- Abner Abner
- Coordinates: 32°37′40″N 96°11′30″W﻿ / ﻿32.62778°N 96.19167°W
- Country: United States
- State: Texas
- County: Kaufman
- Elevation: 535 ft (163 m)
- Time zone: UTC-6 (Central (CST))
- • Summer (DST): UTC-5 (CDT)
- GNIS feature ID: 1384213

= Abner, Texas =

Abner is an unincorporated community in Kaufman County, located in the U.S. state of Texas. It is located within the Dallas/Fort Worth Metroplex.

==History==
The community was initially known as Johnson's Point starting in 1871, named after Abner Johnson, who settled the area in the 1840s after piloting a keelboat on the Trinity River two years prior. A post office under that name opened in 1871, but only lasted for two years, giving up its mail service to Terrell.

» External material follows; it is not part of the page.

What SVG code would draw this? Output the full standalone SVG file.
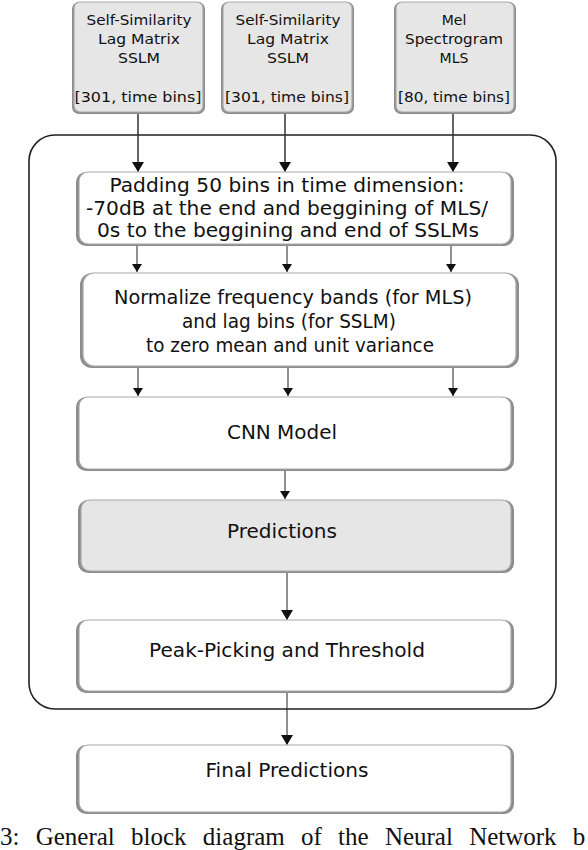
<svg xmlns="http://www.w3.org/2000/svg" width="588" height="850" viewBox="0 0 588 850">
<defs>
<marker id="ah" markerWidth="10" markerHeight="12" refX="9" refY="6" orient="auto" markerUnits="userSpaceOnUse">
<path d="M0,0 L10,6 L0,12 Z" fill="#111"/>
</marker>
<marker id="ahs" markerWidth="8" markerHeight="10" refX="8" refY="5" orient="auto" markerUnits="userSpaceOnUse">
<path d="M0,0 L8,5 L0,10 Z" fill="#111"/>
</marker>
<style>
.sh{fill:#8c8c8c;}
.bx{fill:#ffffff;stroke:#a8a8a8;stroke-width:1.2;}
.gb{fill:#e6e6e6;stroke:#a8a8a8;stroke-width:1.2;}
.t{font-family:"DejaVu Sans","Noto Sans",sans-serif;fill:#111;text-anchor:middle;}
.s{font-size:14px;}
.m{font-size:19px;}
.c{stroke:#333;stroke-width:1.5;fill:none;}
.cs{stroke:#222;stroke-width:1;fill:none;}
</style>
</defs>
<rect width="588" height="850" fill="#ffffff"/>

<g id="container">
<rect x="29" y="135" width="527" height="574" rx="26" fill="none" stroke="#222" stroke-width="1.6"/>
</g>

<g id="in1">
<rect class="sh" x="72" y="2" width="133" height="112" rx="7"/>
<rect class="gb" x="74" y="2" width="129" height="110" rx="6"/>
<text class="t s" x="139" y="25" textLength="105" lengthAdjust="spacingAndGlyphs">Self-Similarity</text>
<text class="t s" x="139" y="44" textLength="82" lengthAdjust="spacingAndGlyphs">Lag Matrix</text>
<text class="t s" x="139" y="63" textLength="42" lengthAdjust="spacingAndGlyphs">SSLM</text>
<text class="t s" x="138" y="102" textLength="127" lengthAdjust="spacingAndGlyphs">[301, time bins]</text>
</g>
<g id="in2">
<rect class="sh" x="221" y="2" width="133" height="112" rx="7"/>
<rect class="gb" x="223" y="2" width="129" height="110" rx="6"/>
<text class="t s" x="288" y="25" textLength="105" lengthAdjust="spacingAndGlyphs">Self-Similarity</text>
<text class="t s" x="288" y="44" textLength="82" lengthAdjust="spacingAndGlyphs">Lag Matrix</text>
<text class="t s" x="288" y="63" textLength="42" lengthAdjust="spacingAndGlyphs">SSLM</text>
<text class="t s" x="287" y="102" textLength="124" lengthAdjust="spacingAndGlyphs">[301, time bins]</text>
</g>
<g id="in3">
<rect class="sh" x="394" y="2" width="122" height="112" rx="7"/>
<rect class="gb" x="396" y="2" width="118" height="110" rx="6"/>
<text class="t s" x="454" y="25">Mel</text>
<text class="t s" x="454" y="44" textLength="98" lengthAdjust="spacingAndGlyphs">Spectrogram</text>
<text class="t s" x="454" y="63">MLS</text>
<text class="t s" x="454" y="102" textLength="112" lengthAdjust="spacingAndGlyphs">[80, time bins]</text>
</g>

<g id="padding">
<rect class="sh" x="76" y="172" width="438" height="74" rx="10"/>
<rect class="bx" x="79" y="172" width="432" height="72" rx="9"/>
<text class="t m" x="287" y="192" textLength="355" lengthAdjust="spacingAndGlyphs">Padding 50 bins in time dimension:</text>
<text class="t m" x="287" y="215" textLength="402" lengthAdjust="spacingAndGlyphs">-70dB at the end and beggining of MLS/</text>
<text class="t m" x="288" y="237" textLength="382" lengthAdjust="spacingAndGlyphs">0s to the beggining and end of SSLMs</text>
</g>

<g id="normalize">
<rect class="sh" x="80" y="273" width="439" height="95" rx="12"/>
<rect class="bx" x="83" y="273" width="433" height="93" rx="11"/>
<text class="t m" x="293" y="304" textLength="358" lengthAdjust="spacingAndGlyphs">Normalize frequency bands (for MLS)</text>
<text class="t m" x="289" y="328" textLength="214" lengthAdjust="spacingAndGlyphs">and lag bins (for SSLM)</text>
<text class="t m" x="290" y="352" textLength="288" lengthAdjust="spacingAndGlyphs">to zero mean and unit variance</text>
</g>

<g id="cnn">
<rect class="sh" x="76" y="397" width="438" height="74" rx="10"/>
<rect class="bx" x="79" y="397" width="432" height="72" rx="9"/>
<text class="t m" x="282" y="439" textLength="110" lengthAdjust="spacingAndGlyphs">CNN Model</text>
</g>

<g id="predictions">
<rect class="sh" x="78" y="500" width="436" height="73" rx="10"/>
<rect class="gb" x="81" y="500" width="430" height="71" rx="9"/>
<text class="t m" x="282" y="538" textLength="110" lengthAdjust="spacingAndGlyphs">Predictions</text>
</g>

<g id="peak">
<rect class="sh" x="76" y="620" width="438" height="73" rx="10"/>
<rect class="bx" x="79" y="620" width="432" height="71" rx="9"/>
<text class="t m" x="287" y="657" textLength="276" lengthAdjust="spacingAndGlyphs">Peak-Picking and Threshold</text>
</g>

<g id="final">
<rect class="sh" x="76" y="745" width="438" height="69" rx="10"/>
<rect class="bx" x="79" y="745" width="432" height="67" rx="9"/>
<text class="t m" x="287" y="777" textLength="163" lengthAdjust="spacingAndGlyphs">Final Predictions</text>
</g>

<g id="connectors">
<line class="c" x1="138" y1="114" x2="138" y2="171" marker-end="url(#ah)"/>
<line class="c" x1="285" y1="114" x2="285" y2="171" marker-end="url(#ah)"/>
<line class="c" x1="453" y1="114" x2="453" y2="171" marker-end="url(#ah)"/>
<line class="cs" x1="137" y1="246" x2="137" y2="272" marker-end="url(#ahs)"/>
<line class="cs" x1="287" y1="246" x2="287" y2="272" marker-end="url(#ahs)"/>
<line class="cs" x1="451" y1="246" x2="451" y2="272" marker-end="url(#ahs)"/>
<line class="cs" x1="138" y1="368" x2="138" y2="396" marker-end="url(#ahs)"/>
<line class="cs" x1="288" y1="368" x2="288" y2="396" marker-end="url(#ahs)"/>
<line class="cs" x1="453" y1="368" x2="453" y2="396" marker-end="url(#ahs)"/>
<line class="cs" x1="285" y1="471" x2="285" y2="499" marker-end="url(#ahs)"/>
<line class="cs" x1="287" y1="573" x2="287" y2="619" marker-end="url(#ah)"/>
<line class="cs" x1="287" y1="693" x2="287" y2="744" marker-end="url(#ah)"/>
</g>

<text x="0" y="845" font-family="Liberation Serif, serif" font-size="25" fill="#111" word-spacing="10">3: General block diagram of the Neural Network b</text>
</svg>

The community changed its name to Abner in 1885, when a new post office opened, remaining open through 1903. After that, mail was sent from Kaufman. The community had 25 residents, as well as a barber, two doctors, and a general store in 1890. It gained ten more residents six years later.

==Geography==
Abner is located on Farm to Market Road 2727, 7 mi northeast of Kaufman in east-central Kaufman County.

==Education==
Abner's first school district, named Johnson's Point, was established in 1885 by the Kaufman County Commissioner's Court. It joined the Kaufman Independent School District in 1949.